JERRY: No, he's still stuck at the foundation.
KRAMER: You know, you oughta go down there and help him out. He's a widower.
JERRY: Widower? Wait a second. (goes to a notebook of his research)
WYCK: Okay, let's see. The beachhouse. 48 acres... ooh. Southampton. That should fetch a fair price.
GEORGE: Would I have had access to that?
WYCK: Of course, it would have been yours.
GEORGE: And now?
(Wyck turns to face him.)
GEORGE: (anticipating the answer) Not.
(phone rings. George eagerly answers it.)
JERRY: Hey, Georgie! I'm doing some research down at the coffee shop. Your story's the one.
GEORGE: My story?
JERRY: Yeah, your widower story's tested through the roof. (various patrons give the thumbs up in approval) When are you getting out of there?
GEORGE: Uh, excuse me, Wyck. Uh, are we, uh, almost done here?
WYCK: (chuckling) Oh, no, not even close.

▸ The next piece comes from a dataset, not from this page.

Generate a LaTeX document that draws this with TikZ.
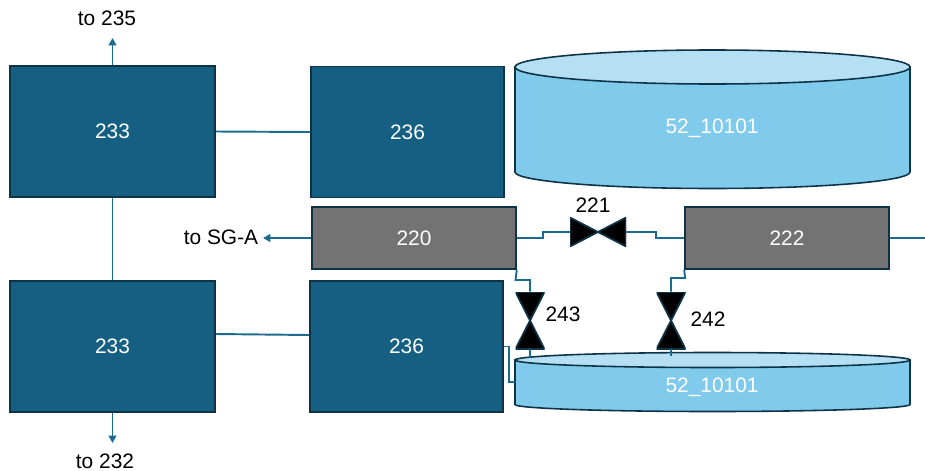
\documentclass[tikz,border=0pt]{standalone}
\usepackage{fontspec}
\setmainfont{Liberation Sans}
\usetikzlibrary{arrows.meta,calc}
\definecolor{boxblue}{HTML}{156082}
\definecolor{boxedge}{HTML}{0E3347}
\definecolor{pipeblue}{HTML}{1B6B8F}
\definecolor{tankblue}{HTML}{80CAEB}
\definecolor{tanktop}{HTML}{B5DFF3}
\definecolor{boxgray}{HTML}{737373}
\tikzset{
  lbl/.style={font=\fontsize{11.9}{14}\selectfont},
  unit/.style={lbl,draw=boxedge,line width=0.9pt,text=white,inner sep=0pt},
  bluebox/.style={unit,fill=boxblue},
  graybox/.style={unit,fill=boxgray},
  tankline/.style={draw=boxedge,line width=0.9pt},
  pipe/.style={draw=pipeblue,line width=1.1pt},
  feed/.style={pipe,-{Triangle[length=4.2pt,width=4.4pt]}},
  valveh/.style={inner sep=0pt,minimum width=1.12cm,minimum height=0.58cm,
    path picture={\draw[fill=black,draw=boxedge,line width=1pt]
      (path picture bounding box.north west) -- (path picture bounding box.south east)
      -- (path picture bounding box.north east) -- (path picture bounding box.south west) -- cycle;}},
  valvev/.style={inner sep=0pt,minimum width=0.58cm,minimum height=1.14cm,
    path picture={\draw[fill=black,draw=boxedge,line width=1pt]
      (path picture bounding box.north west) -- (path picture bounding box.north east)
      -- (path picture bounding box.south west) -- (path picture bounding box.south east) -- cycle;}},
}
\begin{document}
\begin{tikzpicture}[x=0.02cm,y=-0.02cm]
  \useasboundingbox (0,0) rectangle (925,470);
  % boxes
  \foreach \nm/\cx/\cy/\n in {a233/112.5/131.5/233, b233/112.5/346.5/233}
    {\node[bluebox,minimum width=4.1cm,minimum height=2.62cm] (\nm) at (\cx,\cy) {\n};}
  \foreach \nm/\cx/\cy/\n in {a236/407.5/132/236, b236/406.5/346.5/236}
    {\node[bluebox,minimum width=3.86cm,minimum height=2.62cm] (\nm) at (\cx,\cy) {\n};}
  \foreach \nm/\cx/\n in {g220/414/220, g222/787/222}
    {\node[graybox,minimum width=4.08cm,minimum height=1.24cm] (\nm) at (\cx,238) {\n};}
  % pipes under the lower tank
  \coordinate (tap243) at (530,358);
  \coordinate (tap242) at (671,356);
  \coordinate (tap236) at (515,382);
  % tanks
  \draw[tankline,fill=tankblue] (515,67) -- (515,172)
    arc[start angle=180,end angle=0,x radius=197.5,y radius=16.5] -- (910,67) -- cycle;
  \draw[tankline,fill=tanktop] (712.5,67) ellipse[x radius=197.5,y radius=17];
  \node[lbl,text=white] (tankup) at (712,128) {52\_10101};
  \draw[tankline,fill=tankblue] (515,360) -- (515,404.5)
    arc[start angle=180,end angle=0,x radius=197.5,y radius=7] -- (910,360) -- cycle;
  \draw[tankline,fill=tanktop] (712.5,360) ellipse[x radius=197.5,y radius=7.5];
  \node[lbl,text=white] (tanklow) at (712,387) {52\_10101};
  % valves
  \node[valveh] (v221) at (598,232) {};
  \node[valvev] (v243) at (530,320.5) {};
  \node[valvev] (v242) at (671,320.5) {};
  % free ends
  \coordinate (up) at (112.5,38);
  \coordinate (down) at (112.5,443);
  \coordinate (sga) at (263,238);
  \coordinate (out) at (925,238);
  % pipes
  \draw[feed] (a233.north) -- (up);
  \draw[feed] (b233.south) -- (down);
  \draw[feed] (g220.west) -- (sga);
  \draw[pipe] (a233.south) -- (b233.north);
  \draw[pipe] (a233.east) -- (a236.west);
  \draw[pipe] ($(b233.east)+(0,-12.5)$) -- ($(b236.west)+(0,-11.5)$);
  \draw[pipe] (g222.east) -- (out);
  \draw[pipe] (g220.east) -- (543,238) -- (543,232) -- (v221.west);
  \draw[pipe] (v221.east) -- (656,232) -- (656,238) -- (g222.west);
  \draw[pipe] (g220.south east) -- (515.5,280) -- (530,280) -- (v243.north);
  \draw[pipe] (g222.south west) -- (685,278) -- (671,278) -- (v242.north);
  \draw[pipe] (v243.south) -- (tap243);
  \draw[pipe] (v242.south) -- (tap242);
  \draw[pipe] (b236.east) -- (509,346.5) -- (509,382) -- (tap236);
  % labels
  \node[lbl] (t235) at (107,18) {to 235};
  \node[lbl] (t232) at (105,461) {to 232};
  \node[lbl] (tsga) at (221,237) {to SG-A};
  \node[lbl] (t221) at (593,205) {221};
  \node[lbl] (t243) at (563,314) {243};
  \node[lbl] (t242) at (708,319) {242};
\end{tikzpicture}
\end{document}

GEORGE: (remorsefully) I can't go.
JERRY: What do you mean you can't go? There's two really girls sitting at the counter eating grilled cheese. Cheese, George! Cheese!
(George hangs up.)
WYCK: Okay, next item. Susan's doll collection. Estimated value: $2.6 million. What do you say we go through this doll by doll?